The investigation of creep of electroplated Sn and Ni–Sn coating on copper at room temperature by nanoindentation

Sn and Sn-based alloy coatings (such as Ni–Sn) are important electrode materials in lithium ion batteries. The mechanical performance of such coatings is essential because they undergo severe volume change induced stress during charge–discharge cycling. As Ni–Sn and Sn anode materials will operate for long periods under stress during charge–discharge cycling at or near room temperature time-dependent relaxation mechanisms such as creep may take place. In this study, the nanoindentation creep of these materials at room temperature (RT) has been investigated.
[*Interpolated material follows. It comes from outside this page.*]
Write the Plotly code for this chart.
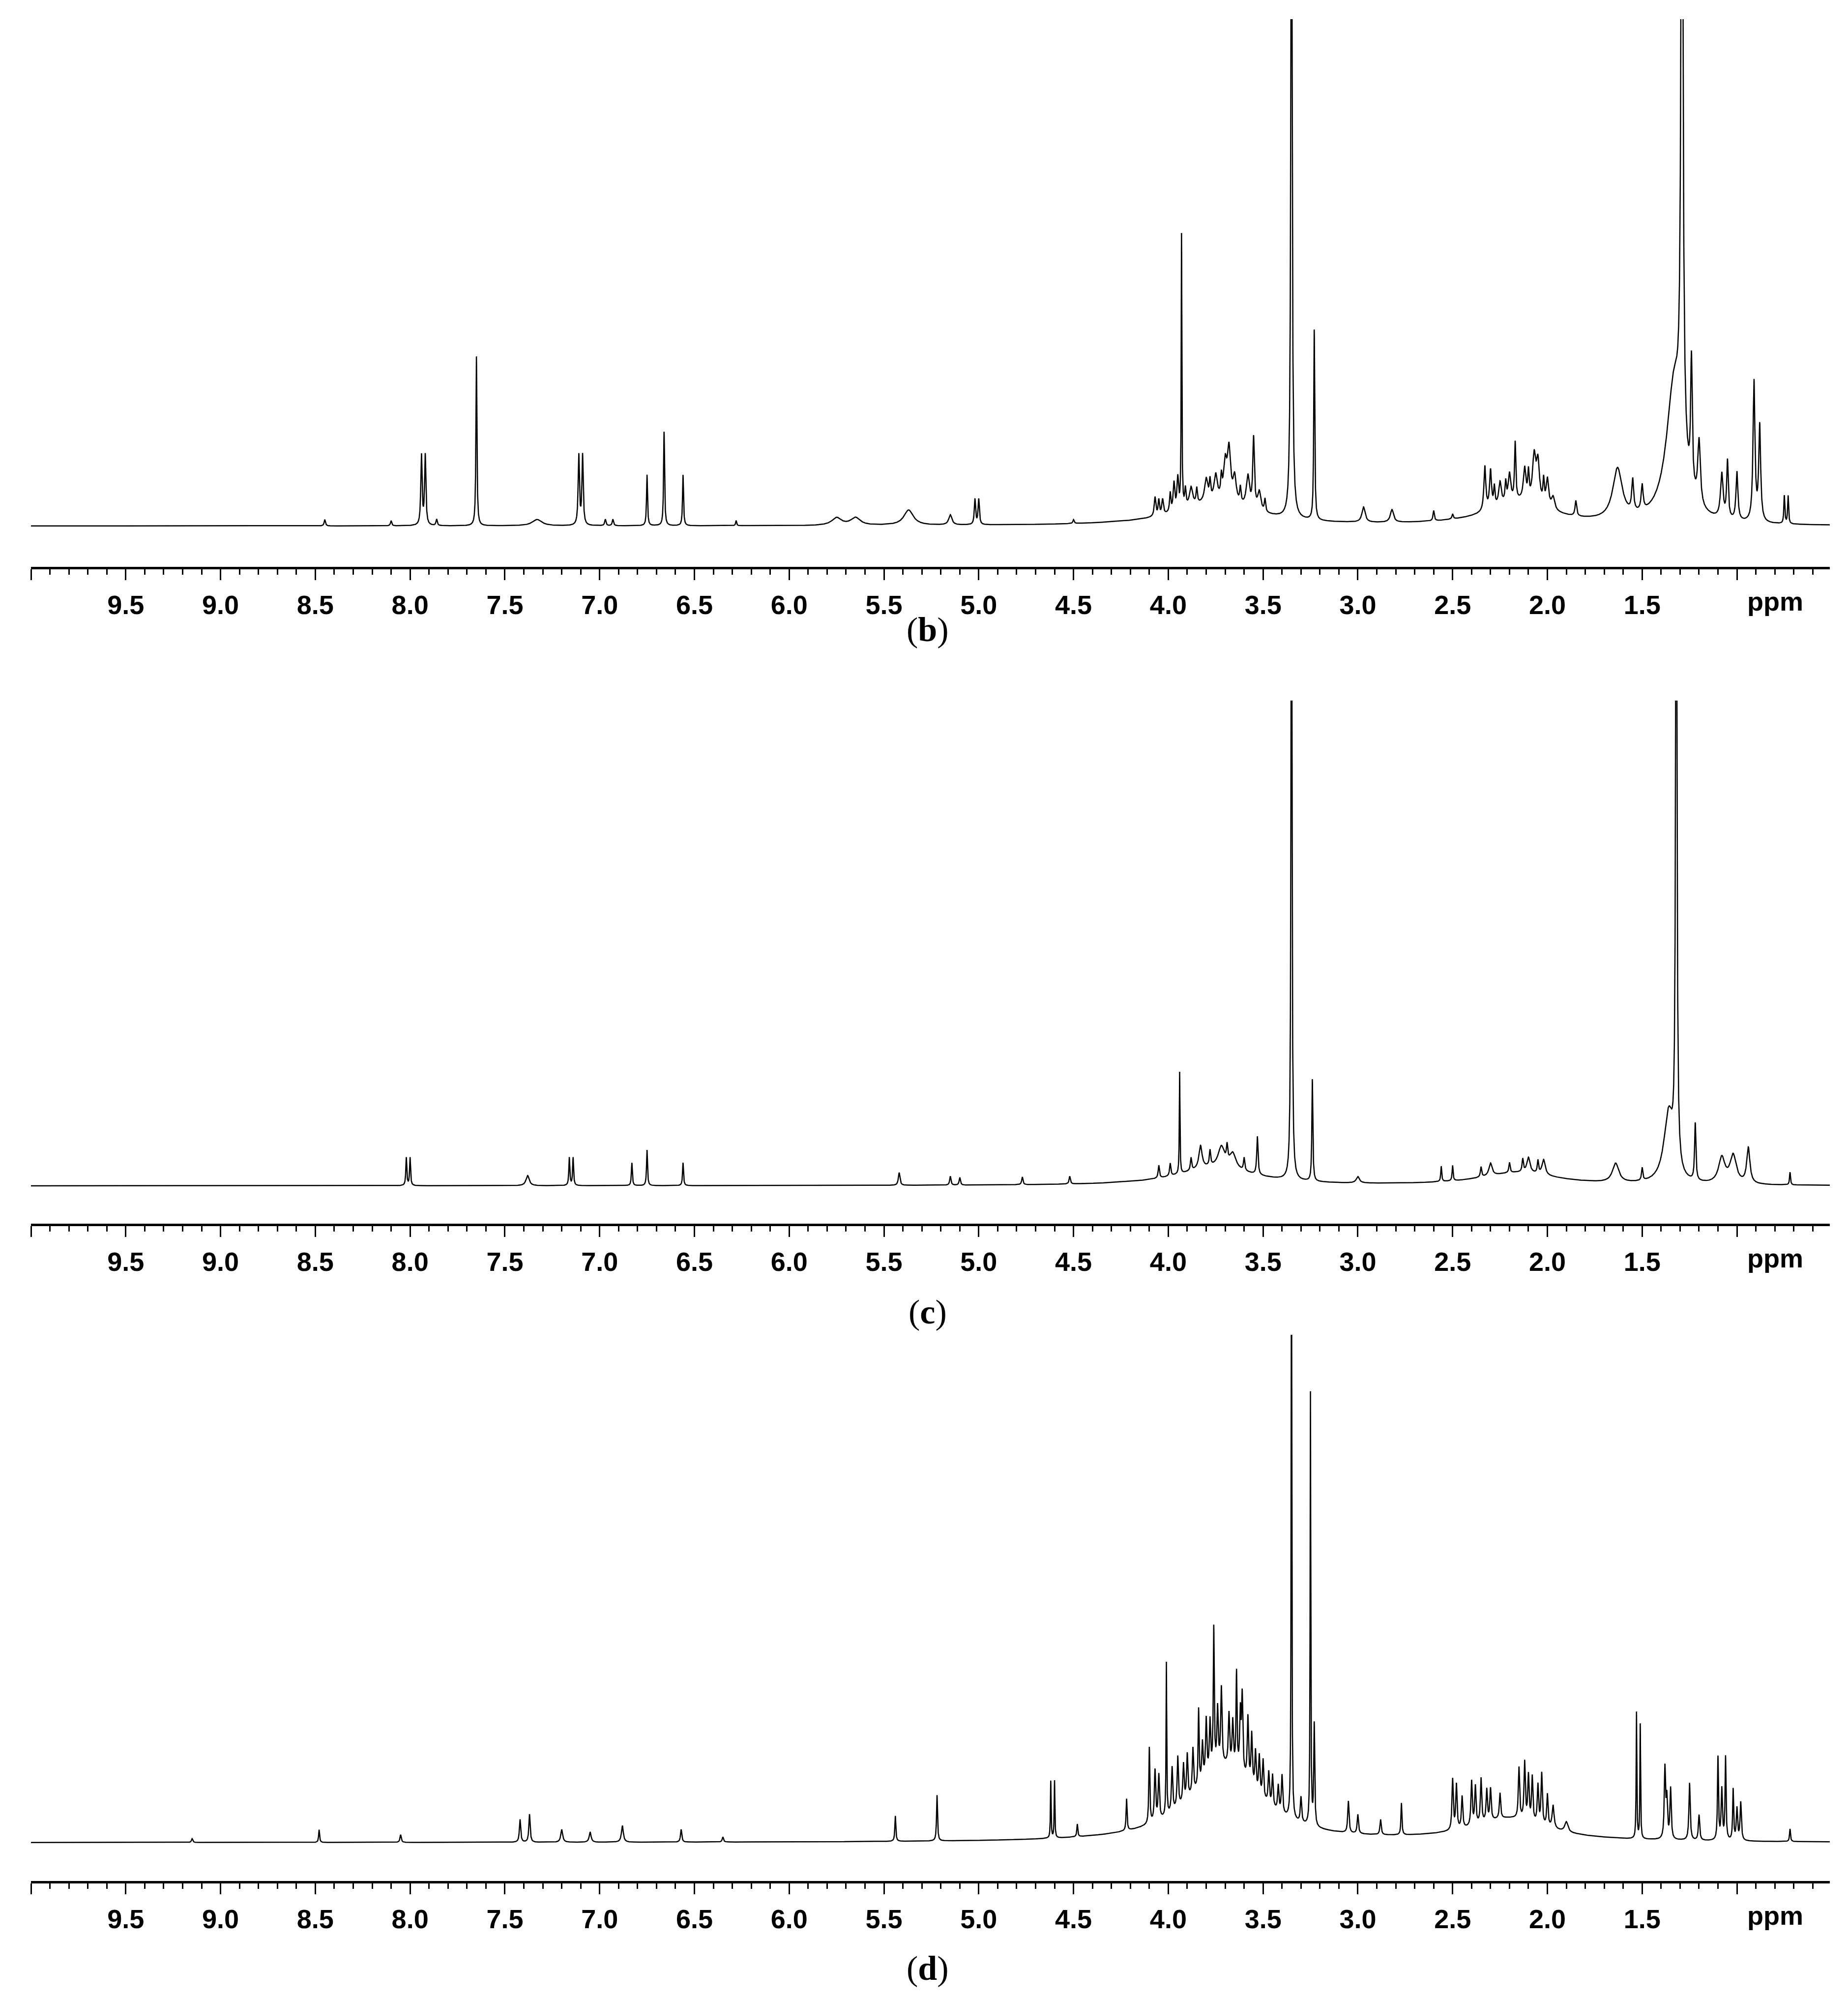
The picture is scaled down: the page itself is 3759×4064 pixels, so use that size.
import numpy as np
import plotly.graph_objects as go

# peak lists: position (ppm), height (px above baseline), half width (ppm)
b_ppm = [8.45, 8.10, 7.94, 7.92, 7.86, 7.65, 7.33, 7.11, 7.09, 6.97, 6.93, 6.75, 6.66, 6.56, 6.28,
         5.75, 5.65, 5.37, 5.15, 5.02, 5.00, 4.50, 3.75, 4.07, 4.03, 3.97, 3.95, 3.93, 3.88, 3.80,
         3.75, 3.70, 3.68, 3.65, 3.58, 3.55, 3.52, 3.35, 3.23, 2.97, 2.82, 2.60, 2.50, 2.15,
         2.33, 2.30, 2.25, 2.20, 2.17, 2.12, 2.07, 2.05, 2.00, 1.97, 1.85, 1.63, 1.55, 1.50,
         1.33, 1.29, 1.24, 1.20, 1.08, 1.05, 1.00, 0.91, 0.88, 0.75, 0.73,
         4.05, 3.99, 3.91, 3.85, 3.78, 3.72, 3.62, 3.49, 2.28, 2.22, 2.10, 2.02]
b_h = [5, 4, 55, 55, 5, 133, 5, 55, 55, 5, 5, 40, 74, 40, 4,
       6, 6, 12, 8, 20, 20, 3, 18, 15, 12, 22, 25, 215, 15, 18,
       20, 28, 40, 20, 25, 55, 15, 600, 150, 12, 10, 8, 4, 18,
       35, 30, 18, 22, 45, 25, 35, 32, 22, 10, 12, 40, 25, 20,
       110, 600, 100, 50, 35, 45, 38, 110, 75, 22, 22,
       12, 15, 14, 12, 14, 15, 12, 10, 15, 15, 20, 18]
b_w = [.004, .004, .004, .004, .004, .003, .03, .004, .004, .004, .004, .003, .003, .003, .003,
       .03, .03, .03, .01, .004, .004, .004, .25, .005, .005, .005, .005, .002, .01, .01,
       .01, .01, .01, .01, .01, .005, .01, .004, .003, .01, .01, .004, .004, .2,
       .006, .006, .008, .008, .004, .008, .01, .01, .008, .01, .005, .03, .006, .006,
       .05, .006, .005, .008, .008, .005, .006, .006, .006, .003, .003,
       .004, .004, .004, .004, .004, .004, .004, .004, .004, .004, .004, .004]

c_ppm = [8.02, 8.00, 7.38, 7.16, 7.14, 6.83, 6.75, 6.56, 5.42, 5.15, 5.10, 4.77, 4.52, 3.75,
         3.94, 3.83, 3.72, 3.66, 3.53, 3.35, 3.24, 3.00, 2.56, 2.50, 2.15, 2.30, 2.10, 2.02,
         1.64, 1.50, 1.36, 1.32, 1.22, 1.08, 1.02, 0.94, 0.72,
         4.05, 3.99, 3.88, 3.78, 3.69, 3.60, 2.35, 2.20, 2.13, 2.05]
c_h = [22, 22, 8, 22, 22, 18, 28, 18, 10, 7, 6, 6, 6, 14,
       80, 18, 16, 12, 30, 600, 80, 5, 12, 12, 10, 10, 12, 12,
       15, 10, 55, 600, 45, 20, 22, 28, 10,
       10, 10, 10, 12, 12, 10, 8, 8, 10, 10]
c_w = [.003, .003, .01, .003, .003, .003, .003, .003, .005, .004, .004, .004, .004, .25,
       .002, .01, .02, .02, .004, .003, .003, .01, .003, .003, .25, .01, .01, .01,
       .02, .004, .03, .004, .004, .02, .02, .01, .003,
       .004, .004, .004, .004, .004, .004, .004, .004, .004, .004]

d_ppm = [9.15, 8.48, 8.05, 7.42, 7.37, 7.20, 7.05, 6.88, 6.57, 6.35, 5.44, 5.22, 4.62, 4.60,
         4.48, 3.70, 4.22, 4.10, 4.05, 4.01, 3.95, 3.90, 3.84, 3.80, 3.76, 3.72, 3.68, 3.64,
         3.61, 3.58, 3.54, 3.50, 3.45, 3.40, 3.35, 3.25, 3.23, 3.05, 3.00, 2.88, 2.77, 2.20,
         2.50, 2.48, 2.40, 2.35, 2.30, 2.15, 2.12, 2.08, 2.03, 1.97, 1.90, 1.53, 1.51, 1.38,
         1.35, 1.25, 1.20, 1.10, 1.06, 1.02, 0.98, 0.72,
         4.07, 3.98, 3.92, 3.87, 3.82, 3.78, 3.74, 3.66, 3.62, 3.56, 3.52, 3.47, 3.42, 3.30,
         2.45, 2.38, 2.32, 2.25, 2.10, 2.05, 2.00, 1.37, 1.08, 1.00]
d_h = [3, 10, 6, 18, 22, 10, 8, 13, 10, 4, 20, 36, 45, 45,
       10, 60, 25, 60, 35, 120, 40, 35, 60, 45, 110, 60, 40, 75,
       60, 50, 30, 30, 25, 30, 500, 340, 80, 25, 15, 12, 25, 18,
       40, 35, 35, 35, 25, 40, 45, 35, 40, 18, 8, 100, 90, 55,
       40, 45, 20, 65, 65, 40, 30, 10,
       40, 35, 30, 35, 30, 40, 45, 35, 45, 40, 30, 25, 20, 20,
       25, 30, 25, 20, 35, 30, 25, 30, 40, 25]
d_w = [.004, .003, .004, .004, .004, .006, .006, .006, .004, .004, .003, .003, .002, .002,
       .003, .22, .003, .003, .004, .002, .004, .004, .003, .004, .003, .004, .004, .003,
       .004, .004, .004, .004, .004, .004, .002, .002, .003, .004, .004, .004, .003, .25,
       .004, .004, .004, .004, .004, .004, .004, .004, .004, .006, .01, .002, .002, .004,
       .004, .004, .004, .003, .003, .003, .004, .003,
       .004, .004, .004, .004, .004, .004, .004, .004, .004, .004, .004, .004, .004, .004,
       .004, .004, .004, .004, .004, .004, .004, .004, .004, .004]

panel_labels = ["b", "c", "d"]
major_ticks = [10.0, 9.5, 9.0, 8.5, 8.0, 7.5, 7.0, 6.5, 6.0, 5.5, 5.0, 4.5, 4.0, 3.5, 3.0, 2.5, 2.0, 1.5, 1.0]
major_text = [""] + ["%.1f" % t for t in major_ticks[1:-1]] + [""]

ppm = np.linspace(10.0, 0.51, 24000)


def spectrum(pos, hts, wid):
    y = np.zeros_like(ppm)
    for p, h, w in zip(pos, hts, wid):
        y += h * w ** 2 / ((ppm - p) ** 2 + w ** 2)
    return y


W, H = 3759, 4064
# pixel rows: top of plot, baseline, axis line, panel caption, full height in read units
rows = [(31, 1062, 1145, 1272, 398), (1417, 2404, 2481, 2660, 381), (2707, 3740, 3818, 3995, 399)]
series = [(b_ppm, b_h, b_w), (c_ppm, c_h, c_w), (d_ppm, d_h, d_w)]

fig = go.Figure()
for i, ((top, base, axis, cap, full), (p, h, w)) in enumerate(zip(rows, series)):
    n = "" if i == 0 else str(i + 1)
    fig.add_trace(go.Scatter(x=ppm, y=spectrum(p, h, w), mode="lines",
                             line=dict(color="black", width=2.5),
                             xaxis="x" + n, yaxis="y" + n, showlegend=False))
    fig.update_layout({
        "xaxis" + n: dict(domain=[55 / W, 3714 / W], range=[10.0, 0.51], anchor="y" + n,
                          showline=True, linecolor="black", linewidth=5, showgrid=False,
                          zeroline=False, ticks="outside", ticklen=22, tickwidth=3,
                          tickcolor="black", tickvals=major_ticks, ticktext=major_text,
                          ticklabelstandoff=4,
                          tickfont=dict(family="Liberation Sans", size=54, color="black",
                                        weight="bold"),
                          minor=dict(dtick=0.1, tick0=0, ticklen=11, tickwidth=3,
                                     tickcolor="black", ticks="outside")),
        "yaxis" + n: dict(domain=[1 - axis / H, 1 - top / H], anchor="x" + n,
                          range=[-(axis - base) / (base - top) * full, full],
                          visible=False, showgrid=False, zeroline=False),
    })
    fig.add_annotation(x=3662 / W, y=1 - (axis + 70) / H, xref="paper", yref="paper",
                       yanchor="middle", text="<b>ppm</b>", showarrow=False,
                       font=dict(family="Liberation Sans", size=54, color="black"))
    fig.add_annotation(x=1879 / W, y=1 - cap / H, xref="paper", yref="paper",
                       yanchor="middle", text="(<b>%s</b>)" % panel_labels[i], showarrow=False,
                       font=dict(family="Liberation Serif", size=70, color="black"))

fig.update_layout(width=W, height=H, margin=dict(l=0, r=0, t=0, b=0),
                  paper_bgcolor="white", plot_bgcolor="white")
fig.write_html("out.html")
It was found that the creep very easily reaches exhaustion for Ni–Sn and the copper substrate even at high load holds and thus both exhibit a high stress exponent. For low melting temperature material such as Sn the behaviour is different; the stress exponent obtained at RT is around 3 to 8 which is consistent with conventional creep tests. The creep behaviour of an as-deposited polycrystalline Sn thin film with a rough surface strongly depends on its microstructure which makes the nanoindentation creep analysis much more complex than in single crystal materials or polycrystalline bulk materials with large grain size. The microstructural influence on creep mechanisms in Sn films is highlighted in this paper.